01 February 2011
Ever since one of the A.V. Club writers (Mike D'Angelo, I think?) wrote about this film at last year's Cannes, I've been looking forward to seeing it. All I knew about it was it involved some sheltered sisters and was sufficiently "weird." Beyond that, I blocked it all out and waited until I could finally watch it for myself. It took a while, since it never played in theaters (that I was aware of) and only just came out on DVD, but it was worth it.
I don't even know what to say about it. Maybe one of my favorite things, because it relates to where I'm at with my own story is, no matter how unusual the premise, it manages to remain crystal clear without a single line of exposition or any scenes that merely "establish." The photography is similarly obtuse, often arbitrary feeling in an unsettling, oddly-framed way that harmonizes nicely with the tone of the story. The performances are great, just intimate enough that we squeamishly sympathize and just detached enough that we recognize the monstrousess of the children, regardless of their blamelessness. The movie never moralizes, in fact it never even offers counterpoint to its slanted philosophy. We just watch scenes unfold in a strange world. Some scenes have odd details that make sense later on. Other scenes take a little mental footwork and keep the audience figuring out the puzzle as they go. Right to the last frame we have to do the work ourselves to understand the story, but it's never unclear.
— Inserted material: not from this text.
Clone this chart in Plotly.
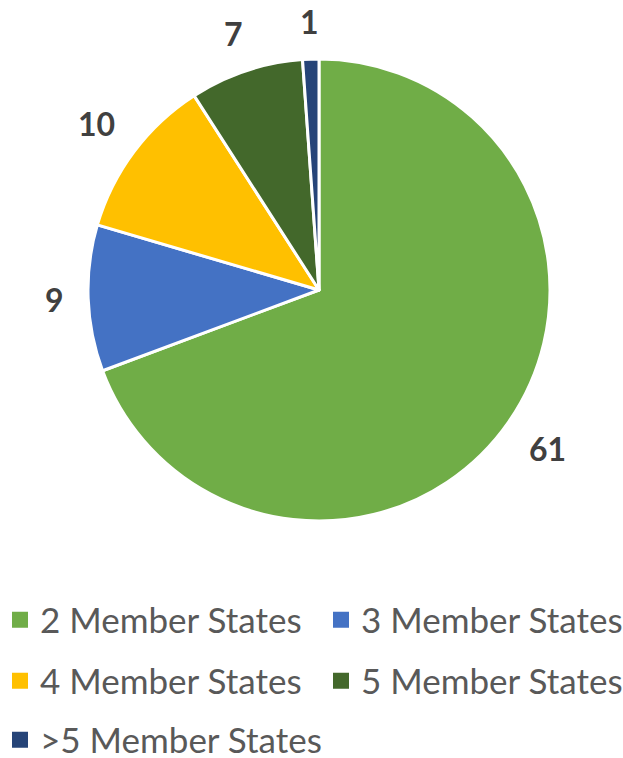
import math
import plotly.graph_objects as go

labels = ["2 Member States", "3 Member States", "4 Member States", "5 Member States", ">5 Member States"]
values = [61, 9, 10, 7, 1]
colors = ["#70AD47", "#4472C4", "#FFC000", "#43682B", "#264478"]

W, H = 623, 758
cx_px, cy_px, r_px = 319, 290, 231
dom_x = [(cx_px - r_px) / W, (cx_px + r_px) / W]
dom_y = [1 - (cy_px + r_px) / H, 1 - (cy_px - r_px) / H]

fig = go.Figure(go.Pie(
    labels=labels, values=values, sort=False, direction="clockwise", rotation=0,
    marker=dict(colors=colors, line=dict(color="white", width=3)),
    textinfo="none",
    domain=dict(x=dom_x, y=dom_y),
    showlegend=False, hoverinfo="label+value",
))

# value labels placed outside each slice, at the slice's mid-angle
total = sum(values)
cum = 0
gap_px = 24
digit_w, digit_h = 18.5, 26
for v in values:
    mid = (cum + v / 2) / total * 2 * math.pi
    cum += v
    s, c = math.sin(mid), -math.cos(mid)
    half_ext = abs(s) * len(str(v)) * digit_w / 2 + abs(c) * digit_h / 2
    d = r_px + gap_px + half_ext
    px = cx_px + d * s
    py = cy_px + d * c
    fig.add_annotation(x=px / W, y=1 - py / H, xref="paper", yref="paper",
                       text=str(v), showarrow=False, xanchor="center", yanchor="middle",
                       borderpad=0,
                       font=dict(family="Lato", size=32, color="#404040", weight="bold"))

# legend entries: one legend per entry, laid out two per row
legend_ids = ["legend", "legend2", "legend3", "legend4", "legend5"]
col_x_px = [0, 321]
row_y_px = [620, 681, 740]
leg_layout = {}
for i, (lab, col) in enumerate(zip(labels, colors)):
    fig.add_trace(go.Scatter(
        x=[None], y=[None], mode="markers", name=lab,
        marker=dict(symbol="square", size=16, color=col, line=dict(width=0)),
        legend=legend_ids[i], showlegend=True, hoverinfo="skip",
    ))
    leg_layout[legend_ids[i]] = dict(
        x=col_x_px[i % 2] / W, y=1 - row_y_px[i // 2] / H,
        xanchor="left", yanchor="middle", orientation="h",
        bgcolor="rgba(0,0,0,0)", borderwidth=0,
        font=dict(family="Lato", size=35, color="#595959"),
    )

fig.update_layout(
    width=W, height=H, margin=dict(l=0, r=0, t=0, b=0, autoexpand=False),
    paper_bgcolor="white", plot_bgcolor="white",
    xaxis=dict(visible=False), yaxis=dict(visible=False),
    **leg_layout,
)
fig.write_html("out.html", config={"displayModeBar": False},
               post_script="document.body.style.margin='0';")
There is of course a couple of squirmy scenes in this. [SPOILERS] I don't mind the weird sexuality and incest in the story, or even the crazy brainwashing and mental, emotional, and physical abuse (although abuse through misinformation does touch a nerve with me, it's hardly something I have to turn away from) but I almost lost it when the older daughter decided to lose her dogtooth. The mirror, the mini-barbell, the look in the mirror... as soon as the scene began I muttered out loud, "Oh no," and then when she did it (repeatedly) I could barely keep watching or sit still. Maybe it's the dental thing (I've had a lot of dental work done and grew up with an average-or-higher fear of losing my teeth), or maybe it's the prolonged, deliberate, unflinching pace of it, but I found this harder even than The Scene in Caché.
This is Yorgos Lanthimos's second feature, supposedly, and I'm going to see now if I can't find a copy of Kinetta, his first. He's definitely someone to watch. And although tonight was supposed to be devoted to writing and that's exactly the one thing I failed to accomplish, this film feels like exactly the kind of thing I need to see, to give me a little kick-in-the-pants courage about how I approach some scenes and character beats.
This was an enervating and inspiring film to see, and it makes me hungry for more like it. The Portland International Film Festival begins in a little over a week. Hopefully this experience can be repeated with some of the films they're showing there.